Powiatowa Stacja Sanitarno-Epidemiologiczna w Suwałkach (woj. podlaskie) przerwała w sobotę wesele, które odbywało się w jednym z lokali gastronomicznych w tym mieście. Organizatorowi grozi kara grzywny do 30 tys. zł.

Jak poinformowała PAP szefowa PSSE w Suwałkach Elżbieta Bednarko, sanepid otrzymał donos, że ma być zorganizowane wesele, ale bez podania miejsca. Pracownicy stacji po rozeznaniu ustalili lokal, gdzie trwała impreza.

Kiedy przyjechaliśmy z policjantami, posesja, na której jest lokal, była zamknięta na kłódkę, a okna zasłonięte.

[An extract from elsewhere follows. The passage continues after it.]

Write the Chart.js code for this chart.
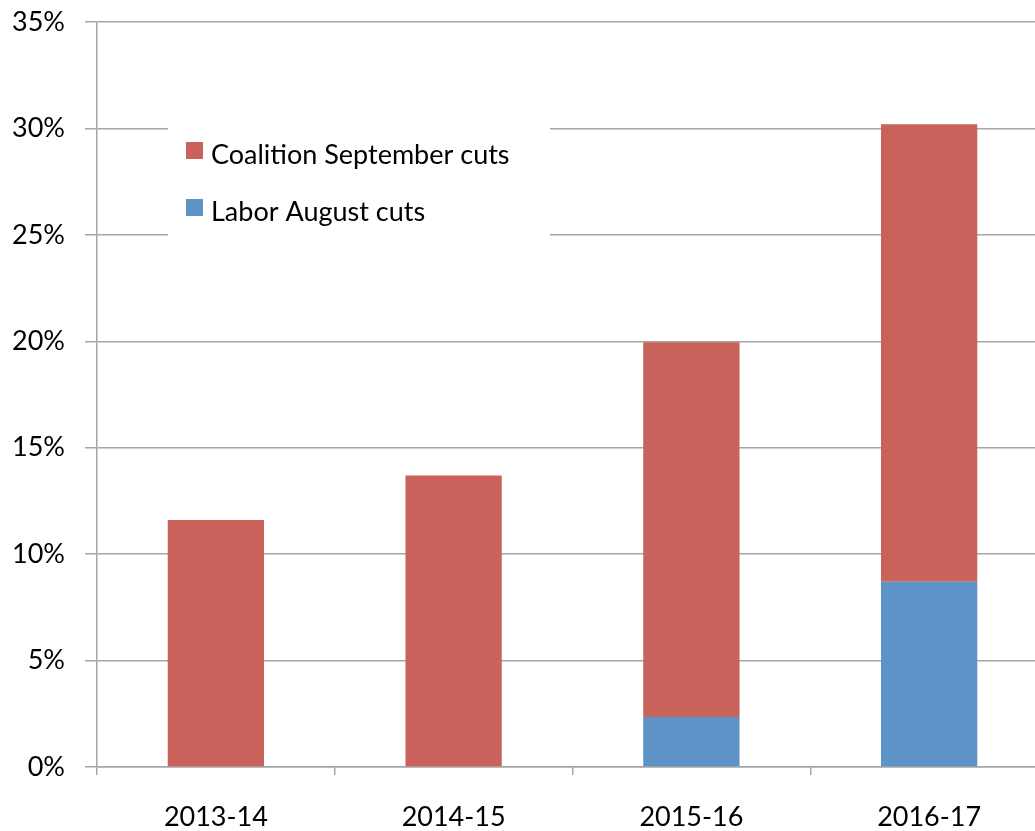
<!DOCTYPE html>
<html>
<head>
  <title>Cuts</title>
  <script src="https://cdn.jsdelivr.net/npm/chart.js"></script>
  <style>
    html, body { margin: 0; padding: 0; overflow: hidden; background: #fff; }
    #wrap { width: 1050px; height: 831px; }
  </style>
</head>
<body>
  <div id="wrap">
    <canvas id="myChart"></canvas>
  </div>
  <script>
// Data (percent)
const years = ['2013-14', '2014-15', '2015-16', '2016-17'];
const laborCuts = [0, 0, 2.35, 8.7];
const coalitionCuts = [11.6, 13.7, 17.6, 21.5];
const yTicks = [0, 5, 10, 15, 20, 25, 30, 35];

const red = '#C8625A';
const blue = '#5E93C7';
const gridGray = '#A6A6A6';
const font = { family: 'Lato', size: 27 };

// Legend box drawn inside the plot, covering the gridlines like the original
const insideLegend = {
  id: 'insideLegend',
  afterDatasetsDraw(chart) {
    const ctx = chart.ctx;
    const area = chart.chartArea;
    const x = area.left + 71;
    const y = area.top + 105;
    ctx.save();
    ctx.fillStyle = '#fff';
    ctx.fillRect(x, y, 382, 111);
    const items = chart.data.datasets.slice().reverse();
    ctx.font = font.size + 'px ' + font.family;
    ctx.textBaseline = 'middle';
    items.forEach((ds, i) => {
      const cy = y + 28 + i * 57;
      ctx.fillStyle = ds.backgroundColor;
      ctx.fillRect(x + 18, cy - 13, 17, 17);
      ctx.fillStyle = '#000';
      ctx.fillText(ds.label, x + 43, cy);
    });
    ctx.restore();
  }
};

const ctx = document.getElementById('myChart');
const chart = new Chart(ctx, {
  type: 'bar',
  data: {
    labels: years,
    datasets: [
      { label: 'Labor August cuts', data: laborCuts, backgroundColor: blue },
      { label: 'Coalition September cuts', data: coalitionCuts, backgroundColor: red }
    ]
  },
  options: {
    responsive: true,
    maintainAspectRatio: false,
    animation: false,
    layout: { padding: { top: 22, right: 2, left: 0, bottom: 0 } },
    plugins: {
      legend: { display: false },
      tooltip: { enabled: false }
    },
    datasets: {
      bar: { barPercentage: 0.405, categoryPercentage: 1 }
    },
    scales: {
      x: {
        stacked: true,
        grid: { drawOnChartArea: false, color: gridGray, lineWidth: 1.5, tickLength: 8 },
        border: { color: gridGray, width: 1.5 },
        ticks: { font: font, color: '#000', padding: 26, maxRotation: 0 },
        afterFit(scale) { scale.height = 64; scale.paddingLeft = 0; scale.paddingRight = 0; }
      },
      y: {
        stacked: true,
        min: 0,
        max: 35,
        afterBuildTicks(scale) { scale.ticks = yTicks.map(v => ({ value: v })); },
        grid: { color: gridGray, lineWidth: 1.5, tickLength: 12 },
        border: { color: gridGray, width: 1.5 },
        ticks: {
          font: font,
          color: '#000',
          padding: 20,
          callback: v => v + '%'
        },
        afterFit(scale) { scale.width = 97; scale.paddingTop = 0; scale.paddingBottom = 0; }
      }
    }
  },
  plugins: [insideLegend]
});
  </script>
</body>
</html>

Jednak z lokalu słychać było odgłosy i śpiewy - powiedziała Bednarko.

Na weselu w północnej części miasta bawiło się 40 osób.

PSSE nałożyła mandat w wysokości 500 zł dla koordynatora wesela i sporządziła decyzję o zamknięciu imprezy z natychmiastową wykonalnością. Pracownicy stacji podejmą jeszcze decyzję jakiej wysokości grzywną zostanie ukarany organizator wesela. Według przepisów, kara taka może wynieść od 5 do 30 tys. zł.

Policja sprawdza, czy podczas imprezy mogło dojść do sprowadzenia niebezpieczeństwa dla życia lub zdrowia wielu osób. Grozi za to do 8 lat więzienia.